Baseada no romance de John le Carré, a minissérie britânica The Night Manager reinterpreta o gênero do thriller político ao colocar a integridade humana frente à máquina econômica do crime. Jonathan Pine (Tom Hiddleston), um ex-soldado que vira gerente de hotel, é lançado num tabuleiro de espionagem onde a verdade e a mentira trocam de papéis com a naturalidade de uma taça de champanhe servida ao entardecer.
Entre o luxo e a lama
The Night Manager não fala apenas de espionagem — fala sobre como o mal se adapta, muda de roupa e se hospeda nas suítes mais caras do mundo. O enredo conduz o espectador a uma jornada onde a sofisticação é apenas a fachada de um império movido por sangue, corrupção e acordos de bastidores. O antagonista Richard Roper (Hugh Laurie) encarna o charme como forma de dominação, transformando o tráfico de armas em um negócio tão rentável quanto aceito socialmente.
A estética da série — elegante, solar, quase publicitária — cria um contraste calculado. O espectador é seduzido pelo mesmo brilho que cega as vítimas. Susanne Bier filma o perigo com a mesma delicadeza com que enquadra um copo de uísque, reforçando a ideia de que a violência contemporânea se tornou algo esteticamente palatável, corporativo e globalizado.
O preço da integridade
Jonathan Pine é o retrato do homem comum tragado pela moral ambígua do mundo moderno. Recrutado pela agente Angela Burr (Olivia Colman), ele se infiltra no círculo de Roper e descobre que, para combater monstros, é preciso aprender a se parecer com eles. A série mostra como o disfarce, com o tempo, começa a corroer a identidade — um lembrete sombrio de que ninguém entra na escuridão e sai ileso.
Angela Burr, por sua vez, representa a resistência institucional e moral em um ambiente saturado de interesses políticos. Grávida, obstinada e sem o glamour dos espiões tradicionais, ela desafia as estruturas de poder com a força da convicção — e com isso se torna o coração ético da narrativa.
Poder, aparência e conveniência
Em The Night Manager, a guerra não é um campo de batalha — é um negócio. A série expõe o cinismo das elites que lucram com o caos enquanto vendem discursos de paz e caridade. O contraste entre Roper e Pine simboliza o conflito interno entre conveniência e consciência, um dilema que ecoa além da tela e espelha as relações entre política, economia e mídia no mundo real.
O poder, aqui, não grita.
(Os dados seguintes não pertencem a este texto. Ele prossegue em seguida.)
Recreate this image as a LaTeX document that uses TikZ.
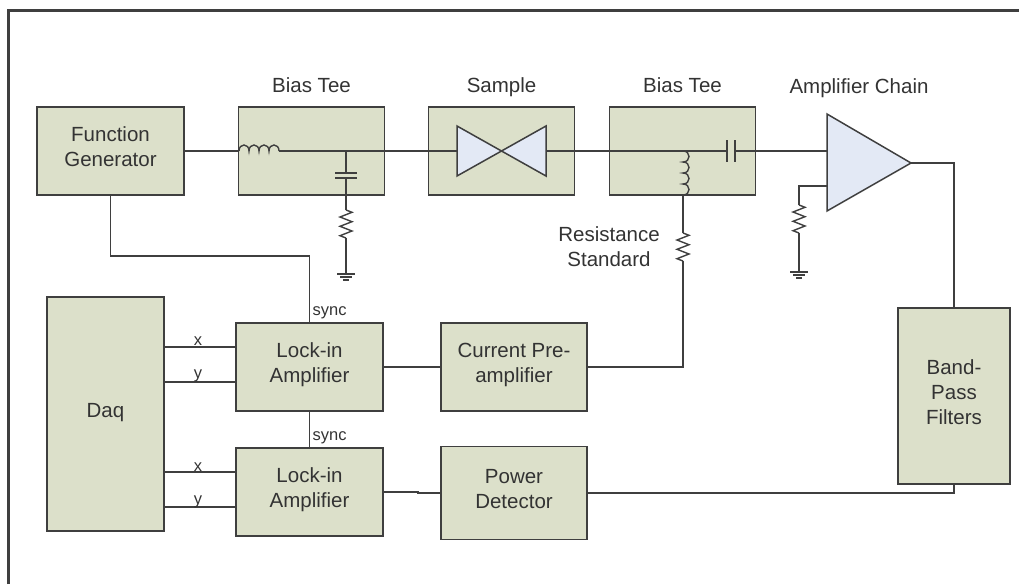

Ele se move com sutileza, em sorrisos e contratos, em vozes suaves que decidem o destino de nações. O thriller de le Carré, adaptado com a precisão emocional de Bier, questiona o verdadeiro custo de manter o luxo em funcionamento — e quem paga por ele.
O silêncio como moeda
A série também fala sobre cumplicidade. Cada personagem, de algum modo, escolhe o silêncio — seja por medo, conveniência ou autopreservação. É esse silêncio que mantém o sistema girando, um pacto coletivo que permite que o mal opere sem resistência. Nesse contexto, The Night Manager transforma o conceito de “justiça” em algo quase metafísico: uma luta entre a ética individual e a indiferença coletiva.
É impossível assistir à série sem sentir o desconforto de perceber que o verdadeiro vilão não é apenas o traficante de armas, mas o mundo que o aplaude discretamente. O mal, como sugere a própria obra, é educado, sofisticado e perfeitamente disfarçado de normalidade.